-- begin --
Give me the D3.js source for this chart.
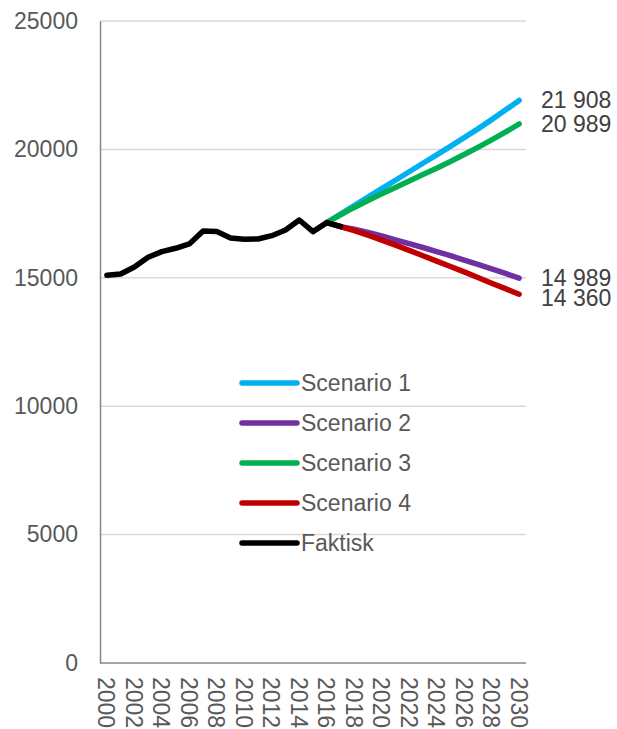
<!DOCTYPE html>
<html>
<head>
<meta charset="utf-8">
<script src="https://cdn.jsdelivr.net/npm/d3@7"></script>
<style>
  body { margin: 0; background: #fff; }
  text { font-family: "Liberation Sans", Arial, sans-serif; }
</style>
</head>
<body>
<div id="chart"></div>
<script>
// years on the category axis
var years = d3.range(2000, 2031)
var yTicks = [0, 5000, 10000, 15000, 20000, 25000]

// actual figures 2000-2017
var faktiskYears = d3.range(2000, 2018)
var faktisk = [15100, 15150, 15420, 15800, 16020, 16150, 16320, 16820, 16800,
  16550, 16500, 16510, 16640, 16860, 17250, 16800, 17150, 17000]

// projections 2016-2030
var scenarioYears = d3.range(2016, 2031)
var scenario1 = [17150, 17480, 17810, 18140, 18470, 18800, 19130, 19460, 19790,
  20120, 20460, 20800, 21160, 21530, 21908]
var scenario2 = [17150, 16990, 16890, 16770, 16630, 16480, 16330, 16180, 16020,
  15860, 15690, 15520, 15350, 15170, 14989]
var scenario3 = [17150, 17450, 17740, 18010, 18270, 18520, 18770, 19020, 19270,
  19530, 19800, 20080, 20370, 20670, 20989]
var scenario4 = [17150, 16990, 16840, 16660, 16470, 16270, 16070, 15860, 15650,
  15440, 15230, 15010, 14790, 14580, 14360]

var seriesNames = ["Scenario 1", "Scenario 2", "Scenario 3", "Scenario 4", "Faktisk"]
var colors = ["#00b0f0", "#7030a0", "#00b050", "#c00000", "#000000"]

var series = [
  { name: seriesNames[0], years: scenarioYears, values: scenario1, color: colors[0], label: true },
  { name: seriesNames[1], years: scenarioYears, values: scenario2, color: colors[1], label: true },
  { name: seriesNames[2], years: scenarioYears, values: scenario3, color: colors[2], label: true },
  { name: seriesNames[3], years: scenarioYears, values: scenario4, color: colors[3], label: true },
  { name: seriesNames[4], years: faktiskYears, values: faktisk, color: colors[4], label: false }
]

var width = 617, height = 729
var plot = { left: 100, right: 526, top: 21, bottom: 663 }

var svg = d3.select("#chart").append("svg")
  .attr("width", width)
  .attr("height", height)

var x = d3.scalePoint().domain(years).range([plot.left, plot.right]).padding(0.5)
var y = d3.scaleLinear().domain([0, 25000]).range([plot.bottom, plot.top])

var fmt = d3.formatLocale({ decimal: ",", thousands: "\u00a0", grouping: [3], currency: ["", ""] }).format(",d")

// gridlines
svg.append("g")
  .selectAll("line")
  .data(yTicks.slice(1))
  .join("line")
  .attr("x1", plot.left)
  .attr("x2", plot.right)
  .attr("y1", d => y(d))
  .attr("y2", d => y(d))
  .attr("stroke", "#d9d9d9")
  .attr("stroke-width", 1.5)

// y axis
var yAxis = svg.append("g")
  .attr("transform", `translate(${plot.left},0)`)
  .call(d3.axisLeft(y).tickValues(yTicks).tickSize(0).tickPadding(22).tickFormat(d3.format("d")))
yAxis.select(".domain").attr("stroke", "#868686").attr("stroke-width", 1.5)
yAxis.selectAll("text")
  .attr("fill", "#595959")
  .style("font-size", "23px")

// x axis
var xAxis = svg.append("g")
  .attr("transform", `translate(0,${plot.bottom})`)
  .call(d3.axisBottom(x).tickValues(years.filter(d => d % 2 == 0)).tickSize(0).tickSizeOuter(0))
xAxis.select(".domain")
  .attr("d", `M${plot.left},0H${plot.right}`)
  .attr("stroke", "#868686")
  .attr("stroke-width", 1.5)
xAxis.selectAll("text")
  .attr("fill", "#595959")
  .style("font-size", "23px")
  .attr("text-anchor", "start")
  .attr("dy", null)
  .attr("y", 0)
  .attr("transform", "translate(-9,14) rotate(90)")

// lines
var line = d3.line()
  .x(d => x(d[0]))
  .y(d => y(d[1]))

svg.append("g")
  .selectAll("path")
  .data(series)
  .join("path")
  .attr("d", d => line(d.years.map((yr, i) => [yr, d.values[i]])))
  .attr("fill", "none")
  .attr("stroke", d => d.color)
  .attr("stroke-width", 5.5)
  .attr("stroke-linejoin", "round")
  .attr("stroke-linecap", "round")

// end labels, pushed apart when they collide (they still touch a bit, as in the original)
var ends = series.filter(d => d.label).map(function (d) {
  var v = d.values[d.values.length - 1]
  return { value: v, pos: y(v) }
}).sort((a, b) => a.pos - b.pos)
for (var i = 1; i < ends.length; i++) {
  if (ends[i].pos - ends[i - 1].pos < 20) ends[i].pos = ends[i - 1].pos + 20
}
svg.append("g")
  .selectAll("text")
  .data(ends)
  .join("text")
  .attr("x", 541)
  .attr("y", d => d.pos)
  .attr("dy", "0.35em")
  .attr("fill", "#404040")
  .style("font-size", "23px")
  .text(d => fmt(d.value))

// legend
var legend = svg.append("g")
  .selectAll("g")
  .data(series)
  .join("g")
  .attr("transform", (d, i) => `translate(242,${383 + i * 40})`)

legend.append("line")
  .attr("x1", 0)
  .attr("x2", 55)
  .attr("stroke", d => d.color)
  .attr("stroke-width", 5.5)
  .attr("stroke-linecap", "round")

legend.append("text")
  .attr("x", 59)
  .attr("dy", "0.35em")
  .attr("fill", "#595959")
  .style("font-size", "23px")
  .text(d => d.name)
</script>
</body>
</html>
-- end --
§ **Challenge**
Omit the pictures, then quote the rest of the material above exactly.

§ **Solution to this problem**
Give me the D3.js source for this chart.
<!DOCTYPE html>
<html>
<head>
<meta charset="utf-8">
<script src="https://cdn.jsdelivr.net/npm/d3@7"></script>
<style>
  body { margin: 0; background: #fff; }
  text { font-family: "Liberation Sans", Arial, sans-serif; }
</style>
</head>
<body>
<div id="chart"></div>
<script>
// years on the category axis
var years = d3.range(2000, 2031)
var yTicks = [0, 5000, 10000, 15000, 20000, 25000]

// actual figures 2000-2017
var faktiskYears = d3.range(2000, 2018)
var faktisk = [15100, 15150, 15420, 15800, 16020, 16150, 16320, 16820, 16800,
  16550, 16500, 16510, 16640, 16860, 17250, 16800, 17150, 17000]

// projections 2016-2030
var scenarioYears = d3.range(2016, 2031)
var scenario1 = [17150, 17480, 17810, 18140, 18470, 18800, 19130, 19460, 19790,
  20120, 20460, 20800, 21160, 21530, 21908]
var scenario2 = [17150, 16990, 16890, 16770, 16630, 16480, 16330, 16180, 16020,
  15860, 15690, 15520, 15350, 15170, 14989]
var scenario3 = [17150, 17450, 17740, 18010, 18270, 18520, 18770, 19020, 19270,
  19530, 19800, 20080, 20370, 20670, 20989]
var scenario4 = [17150, 16990, 16840, 16660, 16470, 16270, 16070, 15860, 15650,
  15440, 15230, 15010, 14790, 14580, 14360]

var seriesNames = ["Scenario 1", "Scenario 2", "Scenario 3", "Scenario 4", "Faktisk"]
var colors = ["#00b0f0", "#7030a0", "#00b050", "#c00000", "#000000"]

var series = [
  { name: seriesNames[0], years: scenarioYears, values: scenario1, color: colors[0], label: true },
  { name: seriesNames[1], years: scenarioYears, values: scenario2, color: colors[1], label: true },
  { name: seriesNames[2], years: scenarioYears, values: scenario3, color: colors[2], label: true },
  { name: seriesNames[3], years: scenarioYears, values: scenario4, color: colors[3], label: true },
  { name: seriesNames[4], years: faktiskYears, values: faktisk, color: colors[4], label: false }
]

var width = 617, height = 729
var plot = { left: 100, right: 526, top: 21, bottom: 663 }

var svg = d3.select("#chart").append("svg")
  .attr("width", width)
  .attr("height", height)

var x = d3.scalePoint().domain(years).range([plot.left, plot.right]).padding(0.5)
var y = d3.scaleLinear().domain([0, 25000]).range([plot.bottom, plot.top])

var fmt = d3.formatLocale({ decimal: ",", thousands: "\u00a0", grouping: [3], currency: ["", ""] }).format(",d")

// gridlines
svg.append("g")
  .selectAll("line")
  .data(yTicks.slice(1))
  .join("line")
  .attr("x1", plot.left)
  .attr("x2", plot.right)
  .attr("y1", d => y(d))
  .attr("y2", d => y(d))
  .attr("stroke", "#d9d9d9")
  .attr("stroke-width", 1.5)

// y axis
var yAxis = svg.append("g")
  .attr("transform", `translate(${plot.left},0)`)
  .call(d3.axisLeft(y).tickValues(yTicks).tickSize(0).tickPadding(22).tickFormat(d3.format("d")))
yAxis.select(".domain").attr("stroke", "#868686").attr("stroke-width", 1.5)
yAxis.selectAll("text")
  .attr("fill", "#595959")
  .style("font-size", "23px")

// x axis
var xAxis = svg.append("g")
  .attr("transform", `translate(0,${plot.bottom})`)
  .call(d3.axisBottom(x).tickValues(years.filter(d => d % 2 == 0)).tickSize(0).tickSizeOuter(0))
xAxis.select(".domain")
  .attr("d", `M${plot.left},0H${plot.right}`)
  .attr("stroke", "#868686")
  .attr("stroke-width", 1.5)
xAxis.selectAll("text")
  .attr("fill", "#595959")
  .style("font-size", "23px")
  .attr("text-anchor", "start")
  .attr("dy", null)
  .attr("y", 0)
  .attr("transform", "translate(-9,14) rotate(90)")

// lines
var line = d3.line()
  .x(d => x(d[0]))
  .y(d => y(d[1]))

svg.append("g")
  .selectAll("path")
  .data(series)
  .join("path")
  .attr("d", d => line(d.years.map((yr, i) => [yr, d.values[i]])))
  .attr("fill", "none")
  .attr("stroke", d => d.color)
  .attr("stroke-width", 5.5)
  .attr("stroke-linejoin", "round")
  .attr("stroke-linecap", "round")

// end labels, pushed apart when they collide (they still touch a bit, as in the original)
var ends = series.filter(d => d.label).map(function (d) {
  var v = d.values[d.values.length - 1]
  return { value: v, pos: y(v) }
}).sort((a, b) => a.pos - b.pos)
for (var i = 1; i < ends.length; i++) {
  if (ends[i].pos - ends[i - 1].pos < 20) ends[i].pos = ends[i - 1].pos + 20
}
svg.append("g")
  .selectAll("text")
  .data(ends)
  .join("text")
  .attr("x", 541)
  .attr("y", d => d.pos)
  .attr("dy", "0.35em")
  .attr("fill", "#404040")
  .style("font-size", "23px")
  .text(d => fmt(d.value))

// legend
var legend = svg.append("g")
  .selectAll("g")
  .data(series)
  .join("g")
  .attr("transform", (d, i) => `translate(242,${383 + i * 40})`)

legend.append("line")
  .attr("x1", 0)
  .attr("x2", 55)
  .attr("stroke", d => d.color)
  .attr("stroke-width", 5.5)
  .attr("stroke-linecap", "round")

legend.append("text")
  .attr("x", 59)
  .attr("dy", "0.35em")
  .attr("fill", "#595959")
  .style("font-size", "23px")
  .text(d => d.name)
</script>
</body>
</html>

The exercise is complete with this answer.